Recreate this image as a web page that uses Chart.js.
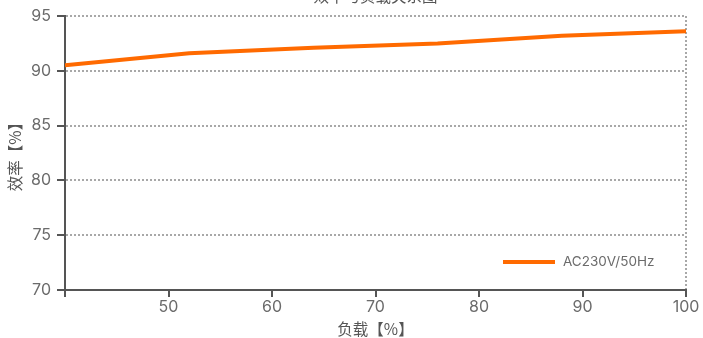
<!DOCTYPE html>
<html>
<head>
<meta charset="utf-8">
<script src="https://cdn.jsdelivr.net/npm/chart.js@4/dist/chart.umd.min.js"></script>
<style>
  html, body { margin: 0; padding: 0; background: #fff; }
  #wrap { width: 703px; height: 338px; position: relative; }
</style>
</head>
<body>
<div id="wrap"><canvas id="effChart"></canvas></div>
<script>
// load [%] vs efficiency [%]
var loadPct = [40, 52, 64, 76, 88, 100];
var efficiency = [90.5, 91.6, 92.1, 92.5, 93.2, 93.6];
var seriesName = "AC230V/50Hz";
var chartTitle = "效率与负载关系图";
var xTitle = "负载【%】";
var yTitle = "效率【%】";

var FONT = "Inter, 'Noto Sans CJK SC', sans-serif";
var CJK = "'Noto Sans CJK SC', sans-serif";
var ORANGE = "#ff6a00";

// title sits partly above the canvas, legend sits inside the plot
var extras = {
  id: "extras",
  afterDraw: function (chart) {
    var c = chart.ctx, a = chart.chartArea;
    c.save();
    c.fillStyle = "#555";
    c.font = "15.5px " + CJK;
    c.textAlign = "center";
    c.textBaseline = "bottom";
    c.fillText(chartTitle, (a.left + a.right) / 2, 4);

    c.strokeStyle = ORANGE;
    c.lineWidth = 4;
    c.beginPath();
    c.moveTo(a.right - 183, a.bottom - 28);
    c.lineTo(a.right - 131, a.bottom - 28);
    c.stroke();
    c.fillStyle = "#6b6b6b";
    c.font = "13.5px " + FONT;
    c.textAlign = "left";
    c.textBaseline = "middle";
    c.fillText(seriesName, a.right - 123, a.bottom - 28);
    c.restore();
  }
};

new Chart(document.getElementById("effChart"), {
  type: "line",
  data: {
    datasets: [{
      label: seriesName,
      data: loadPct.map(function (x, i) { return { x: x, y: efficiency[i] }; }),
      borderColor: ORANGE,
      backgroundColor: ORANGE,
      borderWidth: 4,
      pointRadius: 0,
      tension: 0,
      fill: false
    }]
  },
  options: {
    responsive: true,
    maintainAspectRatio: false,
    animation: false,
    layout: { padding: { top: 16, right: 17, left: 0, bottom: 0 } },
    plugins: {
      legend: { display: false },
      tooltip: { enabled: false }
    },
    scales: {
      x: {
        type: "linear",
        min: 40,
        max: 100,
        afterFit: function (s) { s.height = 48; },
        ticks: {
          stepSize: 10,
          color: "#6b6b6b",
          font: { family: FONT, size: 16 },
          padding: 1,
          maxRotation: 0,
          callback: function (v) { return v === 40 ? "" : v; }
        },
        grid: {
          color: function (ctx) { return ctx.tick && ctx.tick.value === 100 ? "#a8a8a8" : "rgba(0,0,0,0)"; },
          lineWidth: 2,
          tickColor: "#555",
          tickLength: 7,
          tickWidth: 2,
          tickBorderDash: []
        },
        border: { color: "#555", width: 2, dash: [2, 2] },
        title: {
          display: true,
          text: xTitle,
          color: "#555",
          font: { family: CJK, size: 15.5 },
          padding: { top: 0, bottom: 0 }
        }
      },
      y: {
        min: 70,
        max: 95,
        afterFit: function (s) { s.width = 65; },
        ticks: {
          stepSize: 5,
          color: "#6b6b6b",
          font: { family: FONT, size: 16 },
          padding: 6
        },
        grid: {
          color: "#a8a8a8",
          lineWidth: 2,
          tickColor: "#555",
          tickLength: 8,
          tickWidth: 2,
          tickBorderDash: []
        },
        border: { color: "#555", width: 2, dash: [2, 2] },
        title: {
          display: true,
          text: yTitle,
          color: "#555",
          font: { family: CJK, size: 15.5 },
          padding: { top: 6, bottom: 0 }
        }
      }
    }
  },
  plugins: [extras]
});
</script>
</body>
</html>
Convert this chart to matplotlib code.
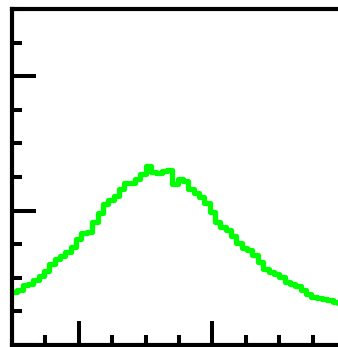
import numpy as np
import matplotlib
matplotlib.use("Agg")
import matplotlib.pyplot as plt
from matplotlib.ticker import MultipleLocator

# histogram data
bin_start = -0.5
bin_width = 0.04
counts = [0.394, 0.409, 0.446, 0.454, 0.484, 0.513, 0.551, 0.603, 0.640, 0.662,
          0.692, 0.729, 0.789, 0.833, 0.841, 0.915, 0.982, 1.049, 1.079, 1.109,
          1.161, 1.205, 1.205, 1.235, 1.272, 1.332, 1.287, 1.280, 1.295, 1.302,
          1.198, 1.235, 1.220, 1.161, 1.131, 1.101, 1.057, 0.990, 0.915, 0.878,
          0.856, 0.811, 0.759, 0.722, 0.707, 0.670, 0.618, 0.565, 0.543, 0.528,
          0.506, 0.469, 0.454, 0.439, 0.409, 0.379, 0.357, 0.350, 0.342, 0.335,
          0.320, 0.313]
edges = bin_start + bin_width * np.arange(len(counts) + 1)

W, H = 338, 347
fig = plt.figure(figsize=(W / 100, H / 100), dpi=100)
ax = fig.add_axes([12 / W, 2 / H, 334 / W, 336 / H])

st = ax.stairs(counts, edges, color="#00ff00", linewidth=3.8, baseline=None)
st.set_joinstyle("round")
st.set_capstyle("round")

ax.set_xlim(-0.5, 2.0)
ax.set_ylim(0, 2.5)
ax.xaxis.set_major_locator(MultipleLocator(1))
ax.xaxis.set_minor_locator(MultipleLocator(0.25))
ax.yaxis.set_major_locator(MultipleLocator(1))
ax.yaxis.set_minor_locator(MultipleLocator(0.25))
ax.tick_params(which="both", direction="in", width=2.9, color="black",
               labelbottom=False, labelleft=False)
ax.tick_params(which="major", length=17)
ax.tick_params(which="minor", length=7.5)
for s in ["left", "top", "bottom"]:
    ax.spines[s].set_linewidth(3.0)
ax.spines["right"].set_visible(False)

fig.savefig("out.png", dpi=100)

==========

* [WRITTEN INSTRUCTION]: Retype the records exactly. Any image in them should not appear in what you write.

* [SOLUTION BELOW]:
Recreate this image as a web page that uses Chart.js.
<!DOCTYPE html>
<html>
<head>
<meta charset="utf-8">
<script src="https://cdn.jsdelivr.net/npm/chart.js@4/dist/chart.umd.min.js"></script>
<style>
  html, body { margin: 0; padding: 0; background: #fff; }
  #wrap { width: 703px; height: 338px; position: relative; }
</style>
</head>
<body>
<div id="wrap"><canvas id="effChart"></canvas></div>
<script>
// load [%] vs efficiency [%]
var loadPct = [40, 52, 64, 76, 88, 100];
var efficiency = [90.5, 91.6, 92.1, 92.5, 93.2, 93.6];
var seriesName = "AC230V/50Hz";
var chartTitle = "效率与负载关系图";
var xTitle = "负载【%】";
var yTitle = "效率【%】";

var FONT = "Inter, 'Noto Sans CJK SC', sans-serif";
var CJK = "'Noto Sans CJK SC', sans-serif";
var ORANGE = "#ff6a00";

// title sits partly above the canvas, legend sits inside the plot
var extras = {
  id: "extras",
  afterDraw: function (chart) {
    var c = chart.ctx, a = chart.chartArea;
    c.save();
    c.fillStyle = "#555";
    c.font = "15.5px " + CJK;
    c.textAlign = "center";
    c.textBaseline = "bottom";
    c.fillText(chartTitle, (a.left + a.right) / 2, 4);

    c.strokeStyle = ORANGE;
    c.lineWidth = 4;
    c.beginPath();
    c.moveTo(a.right - 183, a.bottom - 28);
    c.lineTo(a.right - 131, a.bottom - 28);
    c.stroke();
    c.fillStyle = "#6b6b6b";
    c.font = "13.5px " + FONT;
    c.textAlign = "left";
    c.textBaseline = "middle";
    c.fillText(seriesName, a.right - 123, a.bottom - 28);
    c.restore();
  }
};

new Chart(document.getElementById("effChart"), {
  type: "line",
  data: {
    datasets: [{
      label: seriesName,
      data: loadPct.map(function (x, i) { return { x: x, y: efficiency[i] }; }),
      borderColor: ORANGE,
      backgroundColor: ORANGE,
      borderWidth: 4,
      pointRadius: 0,
      tension: 0,
      fill: false
    }]
  },
  options: {
    responsive: true,
    maintainAspectRatio: false,
    animation: false,
    layout: { padding: { top: 16, right: 17, left: 0, bottom: 0 } },
    plugins: {
      legend: { display: false },
      tooltip: { enabled: false }
    },
    scales: {
      x: {
        type: "linear",
        min: 40,
        max: 100,
        afterFit: function (s) { s.height = 48; },
        ticks: {
          stepSize: 10,
          color: "#6b6b6b",
          font: { family: FONT, size: 16 },
          padding: 1,
          maxRotation: 0,
          callback: function (v) { return v === 40 ? "" : v; }
        },
        grid: {
          color: function (ctx) { return ctx.tick && ctx.tick.value === 100 ? "#a8a8a8" : "rgba(0,0,0,0)"; },
          lineWidth: 2,
          tickColor: "#555",
          tickLength: 7,
          tickWidth: 2,
          tickBorderDash: []
        },
        border: { color: "#555", width: 2, dash: [2, 2] },
        title: {
          display: true,
          text: xTitle,
          color: "#555",
          font: { family: CJK, size: 15.5 },
          padding: { top: 0, bottom: 0 }
        }
      },
      y: {
        min: 70,
        max: 95,
        afterFit: function (s) { s.width = 65; },
        ticks: {
          stepSize: 5,
          color: "#6b6b6b",
          font: { family: FONT, size: 16 },
          padding: 6
        },
        grid: {
          color: "#a8a8a8",
          lineWidth: 2,
          tickColor: "#555",
          tickLength: 8,
          tickWidth: 2,
          tickBorderDash: []
        },
        border: { color: "#555", width: 2, dash: [2, 2] },
        title: {
          display: true,
          text: yTitle,
          color: "#555",
          font: { family: CJK, size: 15.5 },
          padding: { top: 6, bottom: 0 }
        }
      }
    }
  },
  plugins: [extras]
});
</script>
</body>
</html>
Convert this chart to matplotlib code.
import numpy as np
import matplotlib
matplotlib.use("Agg")
import matplotlib.pyplot as plt
from matplotlib.ticker import MultipleLocator

# histogram data
bin_start = -0.5
bin_width = 0.04
counts = [0.394, 0.409, 0.446, 0.454, 0.484, 0.513, 0.551, 0.603, 0.640, 0.662,
          0.692, 0.729, 0.789, 0.833, 0.841, 0.915, 0.982, 1.049, 1.079, 1.109,
          1.161, 1.205, 1.205, 1.235, 1.272, 1.332, 1.287, 1.280, 1.295, 1.302,
          1.198, 1.235, 1.220, 1.161, 1.131, 1.101, 1.057, 0.990, 0.915, 0.878,
          0.856, 0.811, 0.759, 0.722, 0.707, 0.670, 0.618, 0.565, 0.543, 0.528,
          0.506, 0.469, 0.454, 0.439, 0.409, 0.379, 0.357, 0.350, 0.342, 0.335,
          0.320, 0.313]
edges = bin_start + bin_width * np.arange(len(counts) + 1)

W, H = 338, 347
fig = plt.figure(figsize=(W / 100, H / 100), dpi=100)
ax = fig.add_axes([12 / W, 2 / H, 334 / W, 336 / H])

st = ax.stairs(counts, edges, color="#00ff00", linewidth=3.8, baseline=None)
st.set_joinstyle("round")
st.set_capstyle("round")

ax.set_xlim(-0.5, 2.0)
ax.set_ylim(0, 2.5)
ax.xaxis.set_major_locator(MultipleLocator(1))
ax.xaxis.set_minor_locator(MultipleLocator(0.25))
ax.yaxis.set_major_locator(MultipleLocator(1))
ax.yaxis.set_minor_locator(MultipleLocator(0.25))
ax.tick_params(which="both", direction="in", width=2.9, color="black",
               labelbottom=False, labelleft=False)
ax.tick_params(which="major", length=17)
ax.tick_params(which="minor", length=7.5)
for s in ["left", "top", "bottom"]:
    ax.spines[s].set_linewidth(3.0)
ax.spines["right"].set_visible(False)

fig.savefig("out.png", dpi=100)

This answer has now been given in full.